Iloilo-Business-Park

via Megaworld |

Property giant Megaworld is integrating museums and urban artworks in its various township developments across the country.

Just last weekend, the company opened the P110-million Iloilo Museum of Contemporary Art (ILOMOCA) inside its 72-hectare Iloilo Business Park township in Mandurriao, Iloilo City. The 3,000-square meter museum is the first contemporary art museum in the whole of Visayas and Mindanao. It features three main galleries that houses artworks of both national artists and local Ilonggo artists. The museum also has its own theatre room called The Box and the Museum Shop which sells merchandise customized with some works of renowned artists.

“ILOMOCA is a concrete manifestation of our goal to create urban townships that have their own charm and character. We want to curate our developments in such a way that they seamlessly blend with the local culture and promote tourism,” says Kevin L. Tan, senior vice president, Megaworld.

Aside from ILOMOCA, the company is also putting up another museum in its 35.6-hectare township in the City of San Fernando in Pampanga, the Capital Town.
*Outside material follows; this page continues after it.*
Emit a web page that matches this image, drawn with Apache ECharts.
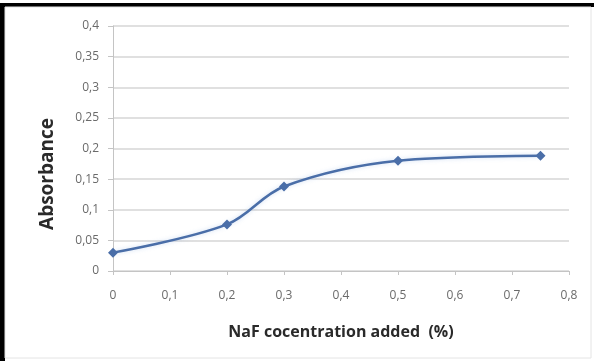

The ‘heritage’ museum at the Capital Town will pay tribute to the historic Pampanga Sugar Development Company (PASUDECO), where the township is located. Significant artifacts of the old sugar central will be housed in this museum, which will be integrated within the proposed mall development that will also take some design inspirations from the sugar central.

Further south, another museum is being planned to be developed at the 30-hectare The Mactan Newtown. With the township’s close proximity to the historic Lapu-Lapu and Mactan Shrines, the museum is envisioned to highlight the personalities and events during the Battle of Mactan, one of the most significant moments in Philippine history.

At present, the company is also aggressively putting up urban art installations across its townships as part of its ‘spruce up’ efforts to promote art and design in its developments.  These include bronze monuments, creative pedestrian crosswalks, wall, roof and floor murals as well as digital art signages.

“In every township that we build, we want to see arts, culture, history and heritage to be part of the development’s overall character. This way, we don’t only build communities. We build destinations that promote tourism,” explains Tan.

The company sees tourism as one of the key drivers of its existing and even upcoming township developments.

“During the past years, we saw the influx of tourists in our townships, particularly in our lifestyle malls, because of what we offer beyond shopping and dining. At Venice Grand Canal in McKinley Hill, for example, visitors from various parts of the country and the world have come to see the beautiful architecture, and they end up dining and shopping in the mall,” reveals Tan.